The Biosphere created two Project Support Officer posts to benefit young people who are at the very start of their careers. Within a wider objective of creating local jobs whenever possible to do so, the Biosphere’s aim is to provide an opportunity to explore potential career paths and build professional skills, with the backing and benefit of the experience and expertise among the Biosphere’s core team and Partnership Board.
The newest members of ‘Team GSAB’ are Jake McLaughlan and Malcolm Haddow, both of whom live near Dumfries. Jake brings with him a Degree in Management and a range of IT and research skills. Malcolm holds a BSc in Wildlife & Conservation Management, and is already a passionate communicator about the natural heritage of the region. Both Project Support Officer roles will be tailored to Jake and Malcolm’s interests as they align with the Biosphere’s programme of delivery, which covers community engagement, business development, land management and biodiversity.
Commenting on his new role, Jake says: “I’m excited to be working with the team and look forward to expanding my knowledge on all things Biosphere. I am particularly excited to make new connections and to make a difference where I can!”
Malcolm says: “I’m delighted to be given this opportunity to begin my career within my home region. I’m looking forward to networking among the Biosphere’s communities and stakeholders, whilst being enabled to explore our region’s awe-inspiring culture, landscapes and biodiversity.”

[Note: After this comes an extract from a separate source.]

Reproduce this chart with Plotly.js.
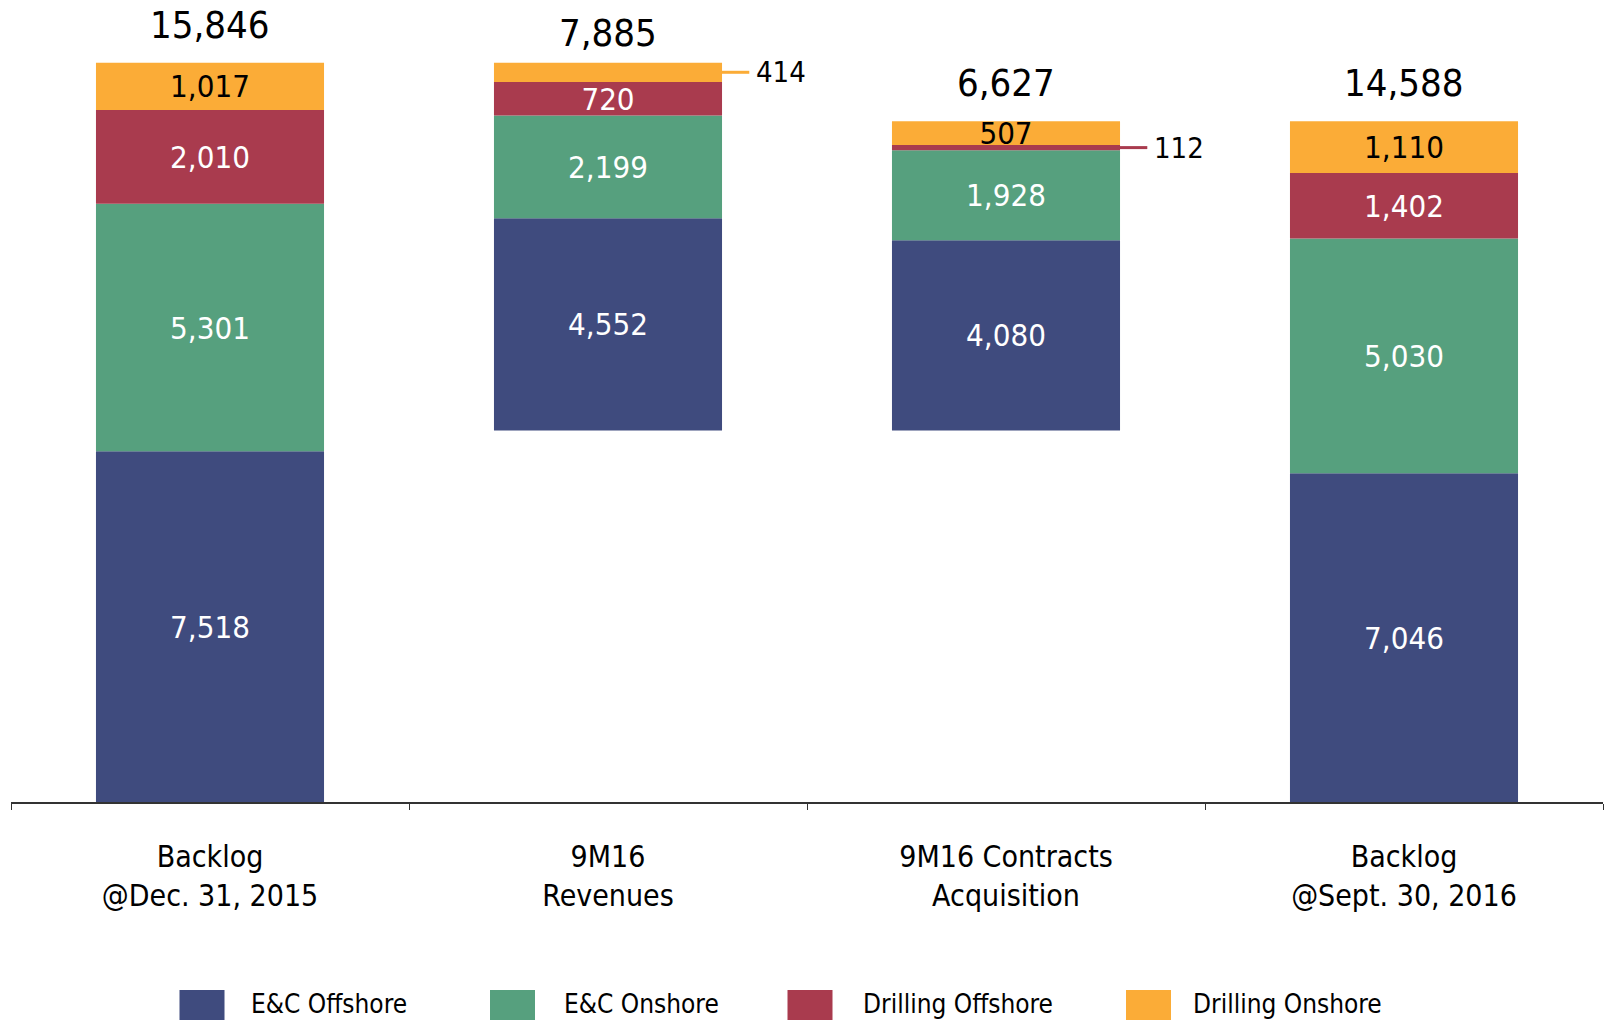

The Biosphere’s Director, Ed Forrest, says, “We had a marvellous response when recruiting for the Biosphere’s development roles and we are especially pleased to have found two local young people for these posts. It’s a real privilege for us to have Malcolm and Jake join our team for project support, and already clear that they will bring energy, curiosity, and a real drive to help our officers share everything that’s special about Galloway and Southern Ayrshire.”
Scotland’s first Biosphere was awarded its designation by the United Nations Educational, Scientific and Cultural Organisation in 2012, in recognition of a unique natural and cultural heritage and local opportunities for sustainable development. It is part of a worldwide network of more than 700 UNESCO Biospheres and will celebrate its 10th anniversary later this year. Operating with the support of funding partners including three local authorities, South of Scotland Enterprise and Scottish Forestry, GSAB is a key national player in the drive to address climate change and achieve Net Zero goals.